[Set task] Leave out the pictures and repeat the rest of the material exactly.

## begin

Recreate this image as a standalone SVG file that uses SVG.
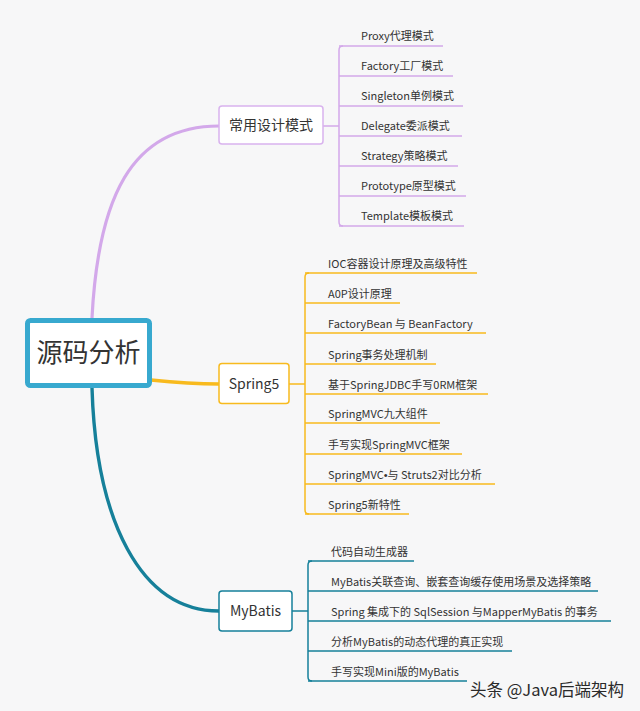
<svg xmlns="http://www.w3.org/2000/svg" width="640" height="711" viewBox="0 0 640 711">
<style>
  .bg{fill:#F7F7F8}
  text{font-family:"Noto Sans CJK SC","Noto Sans","Liberation Sans",sans-serif;fill:#333}
  .leaf{font-size:11px}
  .mid{font-size:14px;text-anchor:middle}
  .root{font-size:26px;text-anchor:middle}
  .box{fill:#fff;stroke-width:1.5}
  .p{stroke:#D3A8EA;fill:none}
  .o{stroke:#F8BA1E;fill:none}
  .t{stroke:#16809A;fill:none}
  .u{stroke-width:1.5}
</style>
<rect class="bg" x="0" y="0" width="640" height="711"/>

<g id="connectors">
  <path class="p" stroke-width="3.2" d="M92,318 C98,200 130,126 219,126"/>
  <path class="o" stroke-width="3.6" d="M151,380 C180,383 195,384 219,384"/>
  <path class="t" stroke-width="3.4" d="M92,388 C96,520 140,611 219,611"/>
  <g class="p u">
    <path d="M323,126 H339"/>
    <path d="M343,46 Q339,46 339,50 V222 Q339,226 343,226"/>
    <path d="M339,46 H443"/>
    <path d="M339,76 H453"/>
    <path d="M339,106 H463"/>
    <path d="M339,136 H462"/>
    <path d="M339,166 H458"/>
    <path d="M339,196 H466"/>
    <path d="M339,226 H464"/>
  </g>
  <g class="o u">
    <path d="M289,384 H305"/>
    <path d="M309,273 Q305,273 305,277 V510 Q305,514 309,514"/>
    <path d="M305,273 H477"/>
    <path d="M305,303 H400"/>
    <path d="M305,333 H486"/>
    <path d="M305,364 H436"/>
    <path d="M305,394 H488"/>
    <path d="M305,423 H440"/>
    <path d="M305,454 H462"/>
    <path d="M305,484 H495"/>
    <path d="M305,514 H409"/>
  </g>
  <g class="t u">
    <path d="M292,611 H308"/>
    <path d="M312,561 Q308,561 308,565 V677 Q308,681 312,681"/>
    <path d="M308,561 H414"/>
    <path d="M308,591 H598"/>
    <path d="M308,621 H611"/>
    <path d="M308,651 H512"/>
    <path d="M308,681 H467"/>
  </g>
</g>

<g id="root">
  <rect x="27.5" y="320.5" width="122" height="65" rx="3" fill="#fff" stroke="#38A9CF" stroke-width="5"/>
  <text class="root" x="88.5" y="362">源码分析</text>
</g>

<g id="design">
  <rect class="box" x="219" y="106" width="104" height="38" rx="3" stroke="#D9B3EE"/>
  <text class="mid" x="271" y="130">常用设计模式</text>
</g>
<g id="design-items">
  <text class="leaf" x="361" y="40">Proxy代理模式</text>
  <text class="leaf" x="361" y="70">Factory工厂模式</text>
  <text class="leaf" x="361" y="100">Singleton单例模式</text>
  <text class="leaf" x="361" y="130">Delegate委派模式</text>
  <text class="leaf" x="361" y="160">Strategy策略模式</text>
  <text class="leaf" x="361" y="190">Prototype原型模式</text>
  <text class="leaf" x="361" y="220">Template模板模式</text>
</g>

<g id="spring">
  <rect class="box" x="219" y="363.5" width="70" height="40" rx="3" stroke="#F8BA1E"/>
  <text class="mid" x="254" y="388.5">Spring5</text>
</g>
<g id="spring-items">
  <text class="leaf" x="328" y="268">IOC容器设计原理及高级特性</text>
  <text class="leaf" x="328" y="298">A0P设计原理</text>
  <text class="leaf" x="328" y="328">FactoryBean 与 BeanFactory</text>
  <text class="leaf" x="328" y="359">Spring事务处理机制</text>
  <text class="leaf" x="328" y="389">基于SpringJDBC手写0RM框架</text>
  <text class="leaf" x="328" y="418">SpringMVC九大组件</text>
  <text class="leaf" x="328" y="449">手写实现SpringMVC框架</text>
  <text class="leaf" x="328" y="479">SpringMVC<tspan style="font-family:'Liberation Sans',sans-serif">•</tspan>与 Struts2对比分析</text>
  <text class="leaf" x="328" y="509">Spring5新特性</text>
</g>

<g id="mybatis">
  <rect class="box" x="219" y="591" width="73" height="40" rx="3" stroke="#16809A"/>
  <text class="mid" x="255.5" y="616">MyBatis</text>
</g>
<g id="mybatis-items">
  <text class="leaf" x="331" y="556">代码自动生成器</text>
  <text class="leaf" x="331" y="586">MyBatis关联查询、嵌套查询缓存使用场景及选择策略</text>
  <text class="leaf" x="331" y="616">Spring 集成下的 SqlSession 与MapperMyBatis 的事务</text>
  <text class="leaf" x="331" y="646">分析MyBatis的动态代理的真正实现</text>
  <text class="leaf" x="331" y="676">手写实现Mini版的MyBatis</text>
</g>

<text x="470" y="696" style="font-size:16.5px;fill:#2a2a2a">头条 @Java后端架构</text>
</svg>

## end

[Result]
Recreate this image as a standalone SVG file that uses SVG.
<svg xmlns="http://www.w3.org/2000/svg" width="640" height="711" viewBox="0 0 640 711">
<style>
  .bg{fill:#F7F7F8}
  text{font-family:"Noto Sans CJK SC","Noto Sans","Liberation Sans",sans-serif;fill:#333}
  .leaf{font-size:11px}
  .mid{font-size:14px;text-anchor:middle}
  .root{font-size:26px;text-anchor:middle}
  .box{fill:#fff;stroke-width:1.5}
  .p{stroke:#D3A8EA;fill:none}
  .o{stroke:#F8BA1E;fill:none}
  .t{stroke:#16809A;fill:none}
  .u{stroke-width:1.5}
</style>
<rect class="bg" x="0" y="0" width="640" height="711"/>

<g id="connectors">
  <path class="p" stroke-width="3.2" d="M92,318 C98,200 130,126 219,126"/>
  <path class="o" stroke-width="3.6" d="M151,380 C180,383 195,384 219,384"/>
  <path class="t" stroke-width="3.4" d="M92,388 C96,520 140,611 219,611"/>
  <g class="p u">
    <path d="M323,126 H339"/>
    <path d="M343,46 Q339,46 339,50 V222 Q339,226 343,226"/>
    <path d="M339,46 H443"/>
    <path d="M339,76 H453"/>
    <path d="M339,106 H463"/>
    <path d="M339,136 H462"/>
    <path d="M339,166 H458"/>
    <path d="M339,196 H466"/>
    <path d="M339,226 H464"/>
  </g>
  <g class="o u">
    <path d="M289,384 H305"/>
    <path d="M309,273 Q305,273 305,277 V510 Q305,514 309,514"/>
    <path d="M305,273 H477"/>
    <path d="M305,303 H400"/>
    <path d="M305,333 H486"/>
    <path d="M305,364 H436"/>
    <path d="M305,394 H488"/>
    <path d="M305,423 H440"/>
    <path d="M305,454 H462"/>
    <path d="M305,484 H495"/>
    <path d="M305,514 H409"/>
  </g>
  <g class="t u">
    <path d="M292,611 H308"/>
    <path d="M312,561 Q308,561 308,565 V677 Q308,681 312,681"/>
    <path d="M308,561 H414"/>
    <path d="M308,591 H598"/>
    <path d="M308,621 H611"/>
    <path d="M308,651 H512"/>
    <path d="M308,681 H467"/>
  </g>
</g>

<g id="root">
  <rect x="27.5" y="320.5" width="122" height="65" rx="3" fill="#fff" stroke="#38A9CF" stroke-width="5"/>
  <text class="root" x="88.5" y="362">源码分析</text>
</g>

<g id="design">
  <rect class="box" x="219" y="106" width="104" height="38" rx="3" stroke="#D9B3EE"/>
  <text class="mid" x="271" y="130">常用设计模式</text>
</g>
<g id="design-items">
  <text class="leaf" x="361" y="40">Proxy代理模式</text>
  <text class="leaf" x="361" y="70">Factory工厂模式</text>
  <text class="leaf" x="361" y="100">Singleton单例模式</text>
  <text class="leaf" x="361" y="130">Delegate委派模式</text>
  <text class="leaf" x="361" y="160">Strategy策略模式</text>
  <text class="leaf" x="361" y="190">Prototype原型模式</text>
  <text class="leaf" x="361" y="220">Template模板模式</text>
</g>

<g id="spring">
  <rect class="box" x="219" y="363.5" width="70" height="40" rx="3" stroke="#F8BA1E"/>
  <text class="mid" x="254" y="388.5">Spring5</text>
</g>
<g id="spring-items">
  <text class="leaf" x="328" y="268">IOC容器设计原理及高级特性</text>
  <text class="leaf" x="328" y="298">A0P设计原理</text>
  <text class="leaf" x="328" y="328">FactoryBean 与 BeanFactory</text>
  <text class="leaf" x="328" y="359">Spring事务处理机制</text>
  <text class="leaf" x="328" y="389">基于SpringJDBC手写0RM框架</text>
  <text class="leaf" x="328" y="418">SpringMVC九大组件</text>
  <text class="leaf" x="328" y="449">手写实现SpringMVC框架</text>
  <text class="leaf" x="328" y="479">SpringMVC<tspan style="font-family:'Liberation Sans',sans-serif">•</tspan>与 Struts2对比分析</text>
  <text class="leaf" x="328" y="509">Spring5新特性</text>
</g>

<g id="mybatis">
  <rect class="box" x="219" y="591" width="73" height="40" rx="3" stroke="#16809A"/>
  <text class="mid" x="255.5" y="616">MyBatis</text>
</g>
<g id="mybatis-items">
  <text class="leaf" x="331" y="556">代码自动生成器</text>
  <text class="leaf" x="331" y="586">MyBatis关联查询、嵌套查询缓存使用场景及选择策略</text>
  <text class="leaf" x="331" y="616">Spring 集成下的 SqlSession 与MapperMyBatis 的事务</text>
  <text class="leaf" x="331" y="646">分析MyBatis的动态代理的真正实现</text>
  <text class="leaf" x="331" y="676">手写实现Mini版的MyBatis</text>
</g>

<text x="470" y="696" style="font-size:16.5px;fill:#2a2a2a">头条 @Java后端架构</text>
</svg>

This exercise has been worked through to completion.